A fierce debate is raging over how the war with Iran ends, or at least if US President Donald Trump has a plan to ensure that this is a short conflict.
If the contest involving “Great Satan” (the US) and “Little Satan” (Israel) can be described as a half-century psychodrama, the death of Ayatollah Ali Khamenei is undoubtedly a turning point. The key question now is what happens to the position of the Islamic Revolutionary Guard Corps, without whose demise it is impossible to imagine that this war will end the psychodrama.
The IRGC is the ideological heavy hand of the Iranian revolution both at home and abroad. It is a sophisticated operation that is ruthlessly dedicated to that role. While it is conceivable to argue that the Iranian establishment can be changed to accommodate a new reality, that is not possible as long as the IRGC stands intact.
As an outcome of the war, targeting the IRGC does change everything. A carve-up of every position in the IRGC would amount to excavating all parts of the regime. That’s even if Tehran acknowledges that the US has a strong hand of coercion now, and that like Venezuela, it must bargain with Washington to survive. Even a pause in the US air strikes would only presage a new stage in which the future is up for grabs.
Survival by way of a new leadership formation in Tehran is an option on the table. That is why what happens to the IRGC is key.
This is not only true of American interests. It is vital to the immediate region. European countries have already shifted from stressing that they did not participate in the US action to offering support for allies under an unjustified attack by Tehran and offering the US defensive support, such as access to air bases.
These countries will benefit from ensuring the right outcome of this conflict. At the very least, they have to take the option of joining the US-led coercion of the IRGC.
The Revolutionary Guards themselves have thrived under international sanctions not only by dominating the domestic economy but through their vast empire of crypto.
The IRGC’s reported new head, Ahmad Vahidi, has been sanctioned by the US Treasury Department for his leadership role in developing an international funding network to evade and defy sanctions. The Treasury said Mr Vahidi has had a career-long involvement in the IRGC’s “external operations” and illicit financing networks.

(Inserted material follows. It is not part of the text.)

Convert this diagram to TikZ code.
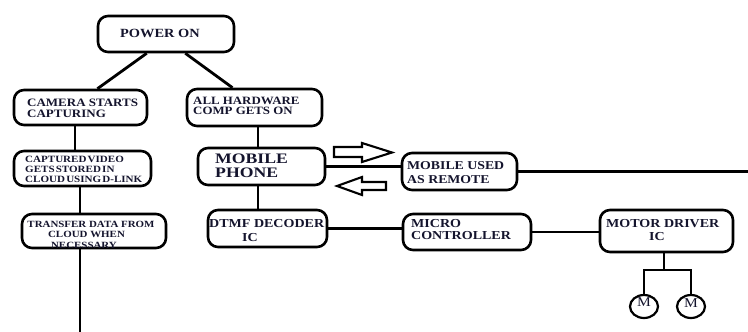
\documentclass[tikz,border=0pt]{standalone}
\usepackage{fontspec}
\newfontfamily\diagfont[FakeStretch=1.15]{Liberation Serif}
\newfontfamily\widefont[FakeStretch=1.22]{Liberation Serif}
\usetikzlibrary{shapes.geometric}
\definecolor{ink}{RGB}{20,20,45}
\newcommand{\closewords}{\spaceskip=1.2pt\relax}

\tikzset{
  blk/.style={draw=black, line width=2.6pt, rounded corners=10pt, inner sep=0pt},
  wire/.style={draw=black, line width=2.8pt},
  hwire/.style={draw=black, line width=2.1pt},
  txt/.style={anchor=base west, inner sep=0pt, text=ink,
    font=\diagfont\bfseries\fontsize{#1}{#1}\selectfont},
  ctxt/.style={txt=#1, anchor=base},
  wtxt/.style={anchor=base west, inner sep=0pt, text=ink,
    font=\widefont\bfseries\fontsize{#1}{#1}\selectfont},
  hollow/.style={draw=black, line width=2.1pt, fill=white, line join=miter},
  motor/.style={draw=black, ellipse, line width=2.2pt, minimum width=28pt,
    minimum height=23pt, inner sep=0pt},
  mtxt/.style={anchor=base, inner sep=0pt, text=ink,
    font=\diagfont\fontsize{13.5}{13.5}\selectfont},
}

\begin{document}
\begin{tikzpicture}[x=1pt, y=-1pt]
\useasboundingbox (0,0) rectangle (748,332);

% boxes
\node[blk, minimum width=136pt, minimum height=36pt] (power)    at (166,34)     {};
\node[blk, minimum width=133pt, minimum height=35pt] (camera)   at (80.5,107.5) {};
\node[blk, minimum width=135pt, minimum height=37pt] (hardware) at (254.5,107.5){};
\node[blk, minimum width=137pt, minimum height=35pt] (stored)   at (82.5,168.5) {};
\node[blk, minimum width=144pt, minimum height=34pt] (transfer) at (94,231)     {};
\node[blk, minimum width=127pt, minimum height=37pt] (mobile)   at (261.5,166.5){};
\node[blk, minimum width=115pt, minimum height=37pt] (remote)   at (459.5,171.5){};
\node[blk, minimum width=119pt, minimum height=37pt] (dtmf)     at (267.5,228.5){};
\node[blk, minimum width=128pt, minimum height=36pt] (micro)    at (467,232)    {};
\node[blk, minimum width=133pt, minimum height=42pt] (driver)   at (666.5,231)  {};

% box texts
\node[txt=12.5] (tpow) at (120,37.3) {POWER ON};
\node[txt=11.3] (tcam1) at (27,106.7) {CAMERA STARTS};
\node[txt=11.3] (tcam2) at (27,117.7) {CAPTURING};
\node[txt=11.2] (thw1) at (193,104.3) {ALL HARDWARE};
\node[txt=11.2] (thw2) at (193,114.8) {COMP GETS ON};
\node[txt=9.6] (tst1) at (25,162) {\closewords CAPTURED VIDEO};
\node[txt=9.6] (tst2) at (25,172.3) {\closewords GETS STORED IN};
\node[txt=9.6] (tst3) at (25,182.7) {\closewords CLOUD USING D-LINK};
\node[ctxt=9.5] (ttr1) at (91,227.7) {TRANSFER DATA FROM};
\node[ctxt=9.5] (ttr2) at (86.5,237.7) {CLOUD WHEN};
\node[ctxt=9.5] (ttr3) at (84,248) {NECESSARY};
\node[wtxt=14.5] (tmob1) at (215,163) {MOBILE};
\node[wtxt=14.5] (tmob2) at (215,177.2) {PHONE};
\node[txt=12] (trem1) at (407,169.3) {MOBILE USED};
\node[txt=12] (trem2) at (407,183.3) {AS REMOTE};
\node[txt=12.2] (tdt1) at (209,227.7) {DTMF DECODER};
\node[txt=12.2] (tdt2) at (242,241) {IC};
\node[txt=12.2] (tmc1) at (411,227) {MICRO};
\node[txt=12.2] (tmc2) at (411,239.3) {CONTROLLER};
\node[txt=12.2] (tdr1) at (606,227.7) {MOTOR DRIVER};
\node[txt=12.2] (tdr2) at (649,240) {IC};

% tree connectors
\draw[wire] (power.-135) -- (camera.48);
\draw[wire] (power.-45) -- (hardware.138);
\draw[wire] ([xshift=-5.5pt]camera.south) -- ([xshift=-5.5pt]camera.south |- stored.north);
\draw[wire] ([xshift=-2.5pt]stored.south) -- ([xshift=-2.5pt]stored.south |- transfer.north);
\coordinate (down) at (80,332);
\draw[wire] (transfer.south -| down) -- (down);
\draw[wire] ([xshift=3.5pt]hardware.south) -- ([xshift=3.5pt]hardware.south |- mobile.north);
\draw[wire] ([xshift=-3.5pt]mobile.south) -- ([xshift=-3.5pt]mobile.south |- dtmf.north);

% horizontal links
\draw[hwire] (mobile.east) -- (mobile.east -| remote.west);
\coordinate (edge) at (748,172);
\draw[hwire] (remote.east) -- (remote.east -| edge);
\draw[hwire] (dtmf.east) -- (dtmf.east -| micro.west);
\draw[hwire] (micro.east) -- (micro.east -| driver.west);

% hollow block arrows between phone and remote
\draw[hollow] (334,147) -- (362,147) -- (362,143) -- (392,152.5) -- (362,162)
  -- (362,157) -- (334,157) -- cycle;
\draw[hollow] (386,182) -- (362,182) -- (362,177) -- (337,186) -- (362,195)
  -- (362,190) -- (386,190) -- cycle;

% motors
\coordinate (split) at (664,270);
\node[motor] (m1) at (644,306.5) {};
\node[motor] (m2) at (691,306.5) {};
\node[mtxt] (m1t) at (644,306) {M};
\node[mtxt] (m2t) at (691,307) {M};
\draw[wire] (driver.south -| split) -- (split);
\draw[wire] (m1.north) -- (m1.north |- split) -- (m2.north |- split) -- (m2.north);
\end{tikzpicture}
\end{document}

Another report by blockchain intelligence researchers has said that the IRGC has tried to build a crypto-treasury, accounting for more than half of all Iranian transactions. In particular, it is a dominant player in the Tether platform worldwide with accounts not only holding but actively trading in billions of dollars last year.

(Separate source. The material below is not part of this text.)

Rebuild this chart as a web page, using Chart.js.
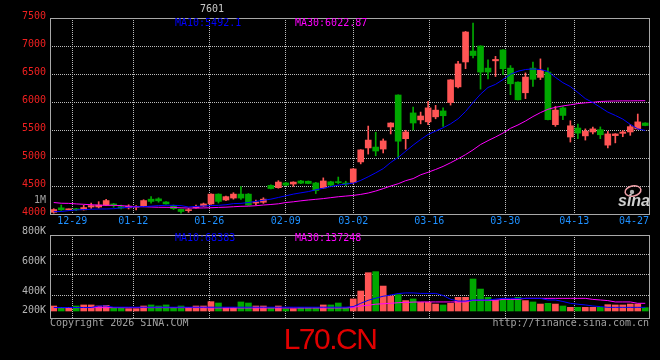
<!DOCTYPE html>
<html>
<head>
<meta charset="utf-8">
<title>K</title>
<script src="https://cdn.jsdelivr.net/npm/chart.js@4.4.1/dist/chart.umd.min.js"></script>
<style>
  html, body { margin: 0; padding: 0; background: #000; }
  #box { position: relative; width: 660px; height: 360px; background: #000; overflow: hidden; }
  #price { position: absolute; left: 0; top: 0; }
  #vol { position: absolute; left: 0; top: 226px; }
  #brand { position: absolute; left: 0; top: 324px; width: 660px; text-align: center;
           font: 30px/30px "Liberation Sans", Arial, sans-serif; letter-spacing: -1.5px; color: #e00000; }
</style>
</head>
<body>
<div id="box">
  <canvas id="price" width="660" height="226"></canvas>
  <canvas id="vol" width="660" height="134"></canvas>
  <div id="brand">L70.CN</div>
</div>
<script>
// trading days shown on the chart
const dates = ['12-24','12-25','12-26','12-29','12-30','12-31','01-05','01-06','01-07','01-08',
  '01-09','01-12','01-13','01-14','01-15','01-16','01-19','01-20','01-21','01-22',
  '01-23','01-26','01-27','01-28','01-29','01-30','02-02','02-03','02-04','02-05',
  '02-06','02-09','02-10','02-11','02-12','02-13','02-24','02-25','02-26','02-27',
  '03-02','03-03','03-04','03-05','03-06','03-09','03-10','03-11','03-12','03-13',
  '03-16','03-17','03-18','03-19','03-20','03-23','03-24','03-25','03-26','03-27',
  '03-30','03-31','04-01','04-02','04-03','04-07','04-08','04-09','04-10','04-13',
  '04-14','04-15','04-16','04-17','04-20','04-21','04-22','04-23','04-24','04-27'];

const open = [4030,4110,4075,4090,4075,4125,4125,4160,4180,4130, 4110,4120,4145,4265,4270,4215,4145,4085,4060,4110,
  4140,4180,4355,4250,4285,4355,4355,4195,4210,4510, 4470,4555,4535,4590,4585,4555,4465,4575,4570,4550,
  4565,4930,5180,5195,5160,5555,6125,5345,5805,5680, 5645,5735,5840,5990,6270,6715,6910,7000,6605,6735,
  6930,6605,6355,6165,6605,6440,6535,5595,5895,5375, 5535,5395,5465,5505,5230,5400,5440,5465,5520,5625];
const high = [4095,4160,4090,4100,4155,4195,4220,4260,4190,4160, 4165,4150,4255,4310,4290,4220,4160,4090,4100,4160,
  4195,4360,4360,4320,4380,4490,4365,4250,4290,4520, 4595,4565,4575,4600,4590,4565,4645,4585,4660,4585,
  4810,5150,5570,5460,5340,5630,6130,5495,5910,5820, 6010,5940,5895,6400,6725,7260,7410,7005,6755,6815,
  6935,6650,6360,6520,6715,6770,6610,5920,5920,5665, 5605,5520,5550,5555,5475,5435,5490,5595,5785,5630];
const low = [4015,4065,4070,4060,4070,4100,4105,4155,4120,4090, 4090,4075,4130,4195,4210,4175,4080,4015,4030,4105,
  4130,4170,4195,4240,4265,4260,4150,4160,4190,4450, 4460,4505,4495,4540,4540,4365,4460,4505,4540,4505,
  4540,4895,5070,5040,5090,5430,5000,5160,5500,5610, 5595,5700,5565,5945,6250,6595,6785,6230,6410,6455,
  6490,6130,6035,6060,6280,6400,5680,5565,5685,5285, 5345,5320,5430,5345,5180,5270,5380,5405,5515,5575];
const close = [4080,4075,4085,4075,4115,4150,4160,4240,4160,4105, 4140,4135,4240,4225,4235,4180,4095,4045,4075,4135,
  4180,4355,4225,4310,4355,4285,4160,4215,4265,4455, 4570,4515,4570,4550,4545,4420,4590,4515,4560,4535,
  4805,5145,5320,5125,5305,5625,5300,5465,5625,5750, 5895,5855,5755,6395,6680,7250,6830,6535,6535,6760,
  6595,6325,6040,6445,6405,6565,5685,5855,5760,5575, 5445,5480,5520,5415,5430,5430,5465,5560,5645,5580];

const ma10 = [4042,4045,4060,4072,4080,4085,4089,4090,4095,4110, 4119,4128,4131,4140,4150,4155,4155,4150,4125,4135,
  4143,4150,4155,4165,4185,4190,4205,4225,4245,4265, 4295,4325,4355,4378,4400,4432,4460,4490,4515,4535,
  4550,4600,4665,4735,4810,4920,5010,5120,5230,5330, 5420,5480,5540,5610,5700,5830,5990,6140,6260,6315,
  6400,6495,6550,6580,6590,6580,6545,6440,6345,6275, 6170,6060,5990,5905,5820,5760,5695,5600,5520,5492];
const ma30 = [4205,4192,4190,4180,4173,4165,4158,4155,4155,4150, 4138,4132,4130,4125,4120,4119,4118,4110,4107,4107,
  4108,4112,4118,4122,4130,4137,4140,4148,4160,4170, 4182,4205,4218,4235,4250,4262,4275,4292,4308,4320,
  4332,4350,4375,4410,4453,4500,4540,4595,4632,4700, 4745,4795,4850,4915,4985,5060,5145,5240,5310,5375,
  5445,5530,5590,5660,5740,5810,5870,5905,5930,5950, 5972,5985,5995,6010,6015,6018,6020,6020,6022,6023];

// volume, in thousands
const volume = [300,289,291,300,307,307,300,304,289,289, 282,282,300,307,300,307,291,300,289,300,
  300,329,320,289,289,327,320,300,300,289, 300,282,282,289,289,289,307,307,320,289,
  347,400,522,529,433,367,376,336,347,324, 324,313,307,318,358,358,480,413,358,340,
  349,344,358,336,327,313,318,313,300,291, 291,291,291,291,309,307,307,313,313,289];
const volMa10 = [290,290,290,290,290,290,300,300,292,292, 292,292,292,292,292,292,292,292,292,292,
  292,292,292,292,292,292,292,292,292,292, 292,292,292,292,292,292,292,292,292,292,
  296,318,338,352,365,373,383,387,387,384, 384,384,370,345,333,333,340,340,340,346,
  351,351,351,351,351,351,340,340,330,318, 312,307,300,296,291,291,291,291,291,291];
const volMa30 = [289,289,289,289,289,289,289,289,289,289, 289,289,289,289,289,289,289,289,289,289,
  289,287,287,287,287,287,287,287,287,287, 287,287,287,287,287,287,287,287,287,287,
  290,300,305,312,315,318,322,324,326,327, 327,327,327,327,327,327,338,338,338,338,
  344,344,344,351,351,351,351,351,351,351, 351,351,344,340,336,327,327,327,318,318];

const priceTicks = [4000, 4500, 5000, 5500, 6000, 6500, 7000, 7500];
const volGridAt = [373.33, 506.67, 640];
const volTickLabels = ['800K', '600K', '400K', '200K'];
const dateTicks = ['12-29', '01-12', '01-26', '02-09', '03-02', '03-16', '03-30', '04-13', '04-27'];
const dateTickAt = [2.48, 10.62, 20.78, 30.98, 40.0, 50.16, 60.3, 69.52, 77.5];
const priceLegend = ['MA10:5492.1', 'MA30:6022.87'];
const volLegend = ['MA10:68383', 'MA30:137248'];

const RED = '#ff5555';
const GREEN = '#00a800';
const BLUE = '#0000ff';
const PINK = '#ff00ff';
const GRID = '#bcbcbc';
const FRAME = '#a8a8a8';
const MONO = '"DejaVu Sans Mono", monospace';

const isUp = i => close[i] >= open[i];
const candleColor = c => isUp(c.dataIndex) ? RED : GREEN;
const pts = arr => arr.map((v, i) => ({ x: i, y: v }));
const last = dateTickAt.length - 1;

function xAxis(showLabels) {
  return {
    type: 'linear', min: -0.5, max: dates.length - 0.5, offset: false,
    afterBuildTicks: s => { s.ticks = dateTickAt.map(v => ({ value: v })); },
    ticks: {
      display: showLabels, autoSkip: false, maxRotation: 0, padding: 1,
      color: '#1e90ff', font: { family: MONO, size: 10 },
      callback: (v, i) => dateTicks[i]
    },
    grid: { offset: false, drawTicks: false, lineWidth: 1,
            color: c => c.index === last ? 'rgba(0,0,0,0)' : GRID },
    border: { display: false, dash: [1, 1] },
    afterFit: s => { s.height = showLabels ? 12 : 0; }
  };
}

function line(data, color) {
  return { type: 'line', data: pts(data), borderColor: color, borderWidth: 1,
           pointRadius: 0, tension: 0, order: 0 };
}

const frame = {
  id: 'frame',
  afterDraw(chart) {
    const { ctx, chartArea: a } = chart;
    ctx.save();
    ctx.strokeStyle = FRAME;
    ctx.lineWidth = 1;
    ctx.strokeRect(a.left + 0.5, a.top + 0.5, a.right - a.left, a.bottom - a.top);
    ctx.restore();
  }
};

const priceText = {
  id: 'priceText',
  afterDraw(chart) {
    const ctx = chart.ctx;
    ctx.save();
    ctx.font = '10px ' + MONO;
    ctx.textBaseline = 'middle';
    ctx.fillStyle = BLUE;
    ctx.fillText(priceLegend[0], 175, 23.5);
    ctx.fillStyle = PINK;
    ctx.fillText(priceLegend[1], 295, 23.5);
    ctx.fillStyle = '#c8c8c8';
    ctx.fillText('7601', 200, 9);
    ctx.textAlign = 'right';
    ctx.fillStyle = '#a0a0a0';
    ctx.fillText('1M', 46, 200);
    // sina logo
    ctx.strokeStyle = '#f0a0a8';
    ctx.lineWidth = 1.5;
    ctx.beginPath();
    ctx.ellipse(633, 191, 8, 5, -0.2, 0, Math.PI * 2);
    ctx.stroke();
    ctx.fillStyle = '#b0b0b0';
    ctx.beginPath();
    ctx.arc(632, 192, 2.2, 0, Math.PI * 2);
    ctx.fill();
    ctx.textAlign = 'left';
    ctx.textBaseline = 'alphabetic';
    ctx.font = 'italic bold 16px "Liberation Sans", Arial, sans-serif';
    ctx.fillStyle = '#d0d0d0';
    ctx.fillText('sina', 618, 206);
    ctx.restore();
  }
};

const volText = {
  id: 'volText',
  afterDraw(chart) {
    const ctx = chart.ctx;
    ctx.save();
    ctx.font = '10px ' + MONO;
    ctx.textBaseline = 'middle';
    ctx.fillStyle = BLUE;
    ctx.fillText(volLegend[0], 175, 12);
    ctx.fillStyle = PINK;
    ctx.fillText(volLegend[1], 295, 12);
    ctx.textAlign = 'right';
    ctx.fillStyle = '#b4b4b4';
    [5, 35, 65, 84].forEach((y, i) => ctx.fillText(volTickLabels[i], 46, y));
    ctx.fillStyle = '#a0a0a0';
    ctx.fillText('http://finance.sina.com.cn', 649, 97.5);
    ctx.textAlign = 'left';
    ctx.fillText('Copyright 2026 SINA.COM', 50, 97.5);
    ctx.restore();
  }
};

const common = {
  responsive: false, animation: false, devicePixelRatio: 1, events: [],
  plugins: { legend: { display: false }, tooltip: { enabled: false } }
};

new Chart(document.getElementById('price'), {
  type: 'bar',
  data: {
    datasets: [
      line(ma10, BLUE),
      line(ma30, PINK),
      { type: 'bar', data: dates.map((d, i) => ({ x: i, y: [open[i], close[i]] })),
        backgroundColor: candleColor, barThickness: 6, minBarLength: 1, grouped: false, order: 1 },
      { type: 'bar', data: dates.map((d, i) => ({ x: i, y: [low[i], high[i]] })),
        backgroundColor: candleColor, barThickness: 1, grouped: false, order: 2 }
    ]
  },
  options: Object.assign({}, common, {
    layout: { autoPadding: false, padding: { top: 18, right: 11, bottom: 0, left: 0 } },
    scales: {
      x: xAxis(true),
      y: {
        type: 'linear', min: 4000, max: 7500,
        afterBuildTicks: s => { s.ticks = priceTicks.map(v => ({ value: v })); },
        ticks: { color: '#f02020', font: { family: MONO, size: 10 }, padding: 4, labelOffset: -1.5,
                 callback: v => String(v) },
        grid: { color: GRID, drawTicks: false },
        border: { display: false, dash: [1, 1] },
        afterFit: s => { s.width = 50; }
      }
    }
  }),
  plugins: [frame, priceText]
});

new Chart(document.getElementById('vol'), {
  type: 'bar',
  data: {
    datasets: [
      line(volMa10, BLUE),
      line(volMa30, PINK),
      { type: 'bar', data: pts(volume), base: 266.67, backgroundColor: candleColor,
        barThickness: 6, grouped: false, order: 1 }
    ]
  },
  options: Object.assign({}, common, {
    layout: { autoPadding: false, padding: { top: 9, right: 11, bottom: 42, left: 0 } },
    scales: {
      x: xAxis(false),
      y: {
        type: 'linear', min: 220, max: 773.33,
        afterBuildTicks: s => { s.ticks = volGridAt.map(v => ({ value: v })); },
        ticks: { display: false },
        grid: { color: GRID, drawTicks: false },
        border: { display: false, dash: [1, 1] },
        afterFit: s => { s.width = 50; }
      }
    }
  }),
  plugins: [frame, volText]
});
</script>
</body>
</html>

Starving these funds is key to cutting off Iran’s direction of its proxies, particularly in Lebanon, Iraq and Yemen.
Hezbollah has already fired parts of its arsenal into Israel and is facing retaliation. It remains an open question if the Lebanese group and others like it elsewhere in the Middle East will enter the fray in a way that they did not in the 12-day war last year. But it is clear that the proxy arm of the IRGC empire is not functioning well.
At stake is the free passage along the Red Sea around Yemen, a potential calamity that would add to the consequences of disrupting the Strait of Hormuz, as well as the stability of states such as Iraq. And even the security of major European cities.
Before offering the US defensive support, UK Prime Minister Keir Starmer issued a statement on Saturday that pointed to the very real threat the IRGC posed in his country, as much it poses directly against Iran’s neighbours.
“The Iranian regime poses a direct threat to dissidents and the Jewish community,” Mr Starmer said. “Over the last year alone, they have backed more than 20 potentially lethal attacks on UK soil.” Yet London has not introduced new laws that would deal with the type of activities the IRGC undertakes within its borders.
On Monday, Ali Larijani, the former speaker of the Iranian parliament and someone many see as the de facto leader in Tehran, vowed there would be no talks with the US. It is a very brave and defiant statement. Mr Trump had said overnight that people like Mr Larijani wanted to talk.
Sanam Vakil, director of the Middle East and North Africa Programme at the UK-based Chatham House, both recognised the integrity of Mr Khamenei’s death and its potential to change Iran. “He died as a martyr in a resistance war with the US and Israel, which, by my view, was the only face-saving way to go out,” Ms Vakil said at the weekend.
The key question is when does the system crack (and whether the IRGC is the key to unlocking that box)? It is the most powerful player on the ground, it has a regional reach, and it has an unrivalled international footprint.
Short of a revolution, and without bargaining by the remaining elite that tackles these three factors, the military action that Mr Trump launched over the weekend has not, and cannot, change Iran.